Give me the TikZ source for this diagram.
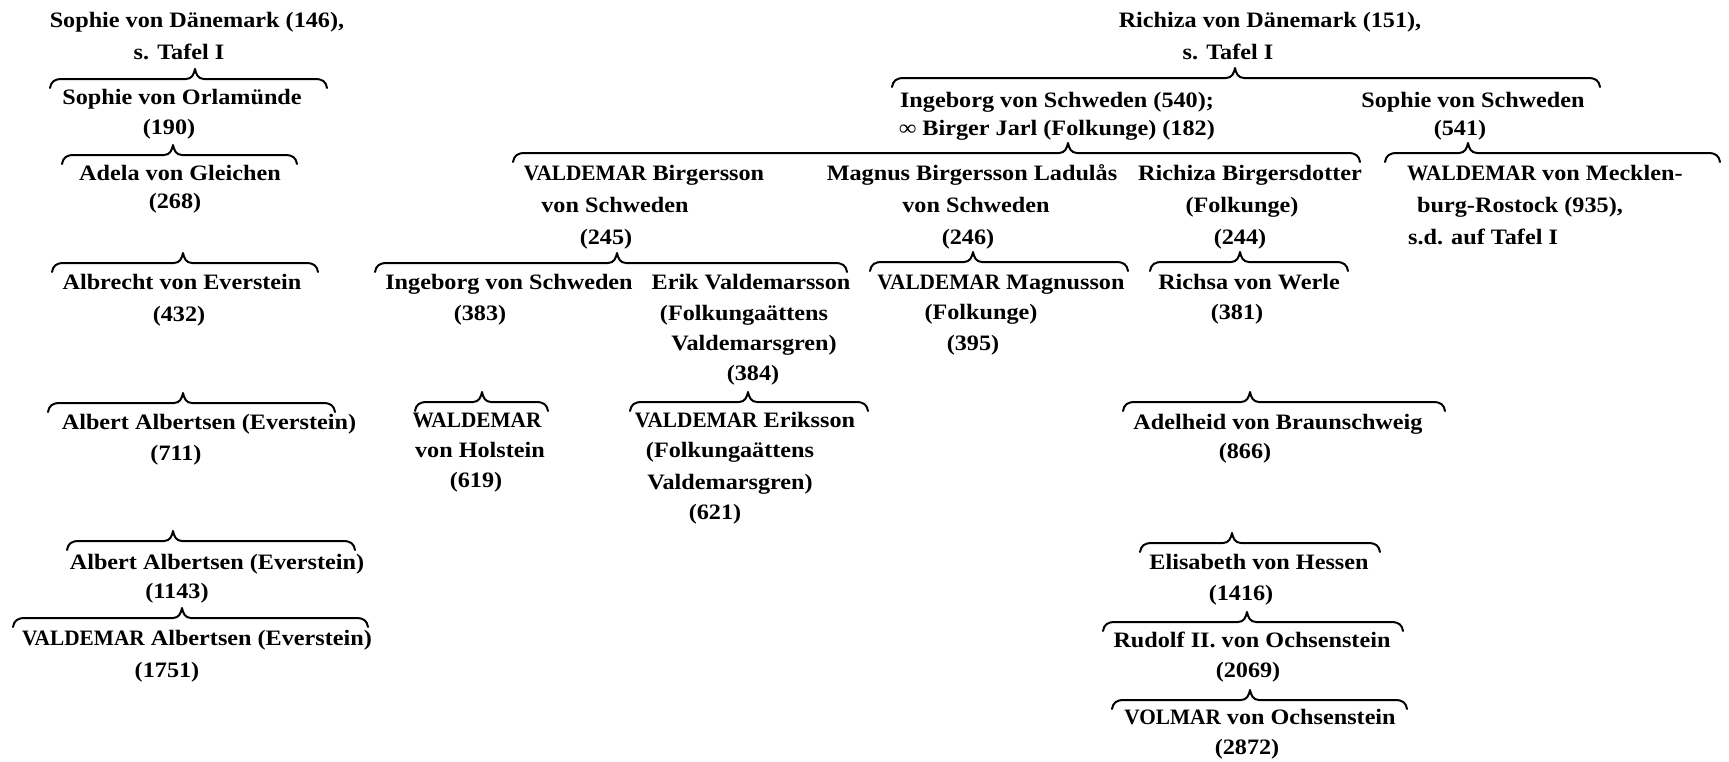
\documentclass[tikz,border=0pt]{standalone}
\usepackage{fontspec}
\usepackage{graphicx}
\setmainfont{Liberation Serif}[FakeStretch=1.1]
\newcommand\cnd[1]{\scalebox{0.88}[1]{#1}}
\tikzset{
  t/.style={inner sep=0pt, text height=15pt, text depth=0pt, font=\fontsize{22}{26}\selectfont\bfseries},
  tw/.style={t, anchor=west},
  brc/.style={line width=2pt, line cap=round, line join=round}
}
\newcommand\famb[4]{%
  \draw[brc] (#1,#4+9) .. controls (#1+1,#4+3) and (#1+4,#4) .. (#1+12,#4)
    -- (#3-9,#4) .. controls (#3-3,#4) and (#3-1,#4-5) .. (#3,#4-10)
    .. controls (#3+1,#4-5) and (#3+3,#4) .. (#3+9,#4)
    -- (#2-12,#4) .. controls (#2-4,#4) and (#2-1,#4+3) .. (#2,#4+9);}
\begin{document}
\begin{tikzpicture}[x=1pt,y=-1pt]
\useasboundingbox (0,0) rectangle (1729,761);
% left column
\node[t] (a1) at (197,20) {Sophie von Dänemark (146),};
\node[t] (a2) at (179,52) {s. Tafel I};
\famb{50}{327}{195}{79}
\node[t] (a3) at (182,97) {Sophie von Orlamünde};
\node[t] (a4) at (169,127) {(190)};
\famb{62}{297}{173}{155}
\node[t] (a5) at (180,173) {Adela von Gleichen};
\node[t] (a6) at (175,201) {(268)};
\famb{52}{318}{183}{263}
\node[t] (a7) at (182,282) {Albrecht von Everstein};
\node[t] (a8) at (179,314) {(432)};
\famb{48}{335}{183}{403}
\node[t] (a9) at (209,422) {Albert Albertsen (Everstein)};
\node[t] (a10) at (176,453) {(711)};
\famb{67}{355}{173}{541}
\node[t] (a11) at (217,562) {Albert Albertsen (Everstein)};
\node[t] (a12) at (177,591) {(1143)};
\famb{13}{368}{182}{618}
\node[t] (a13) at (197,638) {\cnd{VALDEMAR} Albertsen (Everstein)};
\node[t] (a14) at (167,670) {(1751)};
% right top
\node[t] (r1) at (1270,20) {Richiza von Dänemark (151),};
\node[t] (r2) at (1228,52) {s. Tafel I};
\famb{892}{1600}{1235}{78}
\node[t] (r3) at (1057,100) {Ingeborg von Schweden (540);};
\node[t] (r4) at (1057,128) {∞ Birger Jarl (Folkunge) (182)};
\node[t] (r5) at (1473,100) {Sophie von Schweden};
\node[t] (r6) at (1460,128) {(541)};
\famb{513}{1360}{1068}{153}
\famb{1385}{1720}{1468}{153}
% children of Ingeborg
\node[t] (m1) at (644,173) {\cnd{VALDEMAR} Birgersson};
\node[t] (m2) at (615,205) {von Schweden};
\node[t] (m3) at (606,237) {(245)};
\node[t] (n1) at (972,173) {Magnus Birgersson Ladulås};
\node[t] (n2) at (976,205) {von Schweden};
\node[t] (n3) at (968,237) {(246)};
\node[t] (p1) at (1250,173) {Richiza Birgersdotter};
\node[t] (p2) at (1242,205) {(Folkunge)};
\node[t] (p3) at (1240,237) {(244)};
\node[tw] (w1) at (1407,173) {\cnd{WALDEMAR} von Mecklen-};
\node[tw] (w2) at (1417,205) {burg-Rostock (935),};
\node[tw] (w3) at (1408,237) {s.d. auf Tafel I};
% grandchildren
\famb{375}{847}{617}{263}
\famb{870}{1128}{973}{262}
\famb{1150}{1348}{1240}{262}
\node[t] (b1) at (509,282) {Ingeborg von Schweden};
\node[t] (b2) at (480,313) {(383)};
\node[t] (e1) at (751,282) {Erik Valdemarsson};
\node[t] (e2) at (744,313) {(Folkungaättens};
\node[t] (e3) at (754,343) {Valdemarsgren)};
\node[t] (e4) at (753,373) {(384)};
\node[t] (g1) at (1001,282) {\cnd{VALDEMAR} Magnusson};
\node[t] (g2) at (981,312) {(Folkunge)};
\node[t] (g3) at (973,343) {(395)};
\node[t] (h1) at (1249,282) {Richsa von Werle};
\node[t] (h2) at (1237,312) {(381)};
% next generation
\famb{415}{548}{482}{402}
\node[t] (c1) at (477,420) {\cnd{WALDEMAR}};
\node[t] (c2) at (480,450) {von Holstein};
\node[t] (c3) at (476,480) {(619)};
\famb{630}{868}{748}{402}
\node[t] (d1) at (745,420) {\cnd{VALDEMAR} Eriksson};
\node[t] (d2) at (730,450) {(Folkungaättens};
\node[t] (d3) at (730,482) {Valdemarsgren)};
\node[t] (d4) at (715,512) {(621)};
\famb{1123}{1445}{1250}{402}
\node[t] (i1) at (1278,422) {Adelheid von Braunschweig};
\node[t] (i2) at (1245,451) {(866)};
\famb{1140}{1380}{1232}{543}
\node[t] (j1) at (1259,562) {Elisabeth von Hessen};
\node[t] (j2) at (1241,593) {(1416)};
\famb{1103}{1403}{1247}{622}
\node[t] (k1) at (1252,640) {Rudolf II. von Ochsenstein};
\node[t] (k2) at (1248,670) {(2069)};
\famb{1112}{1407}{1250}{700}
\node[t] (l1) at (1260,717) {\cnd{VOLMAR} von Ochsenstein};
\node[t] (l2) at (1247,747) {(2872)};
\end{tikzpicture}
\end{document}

---*---

- [Instructions to follow]
Leave out the pictures and restate everything else word for word.

- [Result of the task]
Give me the TikZ source for this diagram.
\documentclass[tikz,border=0pt]{standalone}
\usepackage{fontspec}
\usepackage{graphicx}
\setmainfont{Liberation Serif}[FakeStretch=1.1]
\newcommand\cnd[1]{\scalebox{0.88}[1]{#1}}
\tikzset{
  t/.style={inner sep=0pt, text height=15pt, text depth=0pt, font=\fontsize{22}{26}\selectfont\bfseries},
  tw/.style={t, anchor=west},
  brc/.style={line width=2pt, line cap=round, line join=round}
}
\newcommand\famb[4]{%
  \draw[brc] (#1,#4+9) .. controls (#1+1,#4+3) and (#1+4,#4) .. (#1+12,#4)
    -- (#3-9,#4) .. controls (#3-3,#4) and (#3-1,#4-5) .. (#3,#4-10)
    .. controls (#3+1,#4-5) and (#3+3,#4) .. (#3+9,#4)
    -- (#2-12,#4) .. controls (#2-4,#4) and (#2-1,#4+3) .. (#2,#4+9);}
\begin{document}
\begin{tikzpicture}[x=1pt,y=-1pt]
\useasboundingbox (0,0) rectangle (1729,761);
% left column
\node[t] (a1) at (197,20) {Sophie von Dänemark (146),};
\node[t] (a2) at (179,52) {s. Tafel I};
\famb{50}{327}{195}{79}
\node[t] (a3) at (182,97) {Sophie von Orlamünde};
\node[t] (a4) at (169,127) {(190)};
\famb{62}{297}{173}{155}
\node[t] (a5) at (180,173) {Adela von Gleichen};
\node[t] (a6) at (175,201) {(268)};
\famb{52}{318}{183}{263}
\node[t] (a7) at (182,282) {Albrecht von Everstein};
\node[t] (a8) at (179,314) {(432)};
\famb{48}{335}{183}{403}
\node[t] (a9) at (209,422) {Albert Albertsen (Everstein)};
\node[t] (a10) at (176,453) {(711)};
\famb{67}{355}{173}{541}
\node[t] (a11) at (217,562) {Albert Albertsen (Everstein)};
\node[t] (a12) at (177,591) {(1143)};
\famb{13}{368}{182}{618}
\node[t] (a13) at (197,638) {\cnd{VALDEMAR} Albertsen (Everstein)};
\node[t] (a14) at (167,670) {(1751)};
% right top
\node[t] (r1) at (1270,20) {Richiza von Dänemark (151),};
\node[t] (r2) at (1228,52) {s. Tafel I};
\famb{892}{1600}{1235}{78}
\node[t] (r3) at (1057,100) {Ingeborg von Schweden (540);};
\node[t] (r4) at (1057,128) {∞ Birger Jarl (Folkunge) (182)};
\node[t] (r5) at (1473,100) {Sophie von Schweden};
\node[t] (r6) at (1460,128) {(541)};
\famb{513}{1360}{1068}{153}
\famb{1385}{1720}{1468}{153}
% children of Ingeborg
\node[t] (m1) at (644,173) {\cnd{VALDEMAR} Birgersson};
\node[t] (m2) at (615,205) {von Schweden};
\node[t] (m3) at (606,237) {(245)};
\node[t] (n1) at (972,173) {Magnus Birgersson Ladulås};
\node[t] (n2) at (976,205) {von Schweden};
\node[t] (n3) at (968,237) {(246)};
\node[t] (p1) at (1250,173) {Richiza Birgersdotter};
\node[t] (p2) at (1242,205) {(Folkunge)};
\node[t] (p3) at (1240,237) {(244)};
\node[tw] (w1) at (1407,173) {\cnd{WALDEMAR} von Mecklen-};
\node[tw] (w2) at (1417,205) {burg-Rostock (935),};
\node[tw] (w3) at (1408,237) {s.d. auf Tafel I};
% grandchildren
\famb{375}{847}{617}{263}
\famb{870}{1128}{973}{262}
\famb{1150}{1348}{1240}{262}
\node[t] (b1) at (509,282) {Ingeborg von Schweden};
\node[t] (b2) at (480,313) {(383)};
\node[t] (e1) at (751,282) {Erik Valdemarsson};
\node[t] (e2) at (744,313) {(Folkungaättens};
\node[t] (e3) at (754,343) {Valdemarsgren)};
\node[t] (e4) at (753,373) {(384)};
\node[t] (g1) at (1001,282) {\cnd{VALDEMAR} Magnusson};
\node[t] (g2) at (981,312) {(Folkunge)};
\node[t] (g3) at (973,343) {(395)};
\node[t] (h1) at (1249,282) {Richsa von Werle};
\node[t] (h2) at (1237,312) {(381)};
% next generation
\famb{415}{548}{482}{402}
\node[t] (c1) at (477,420) {\cnd{WALDEMAR}};
\node[t] (c2) at (480,450) {von Holstein};
\node[t] (c3) at (476,480) {(619)};
\famb{630}{868}{748}{402}
\node[t] (d1) at (745,420) {\cnd{VALDEMAR} Eriksson};
\node[t] (d2) at (730,450) {(Folkungaättens};
\node[t] (d3) at (730,482) {Valdemarsgren)};
\node[t] (d4) at (715,512) {(621)};
\famb{1123}{1445}{1250}{402}
\node[t] (i1) at (1278,422) {Adelheid von Braunschweig};
\node[t] (i2) at (1245,451) {(866)};
\famb{1140}{1380}{1232}{543}
\node[t] (j1) at (1259,562) {Elisabeth von Hessen};
\node[t] (j2) at (1241,593) {(1416)};
\famb{1103}{1403}{1247}{622}
\node[t] (k1) at (1252,640) {Rudolf II. von Ochsenstein};
\node[t] (k2) at (1248,670) {(2069)};
\famb{1112}{1407}{1250}{700}
\node[t] (l1) at (1260,717) {\cnd{VOLMAR} von Ochsenstein};
\node[t] (l2) at (1247,747) {(2872)};
\end{tikzpicture}
\end{document}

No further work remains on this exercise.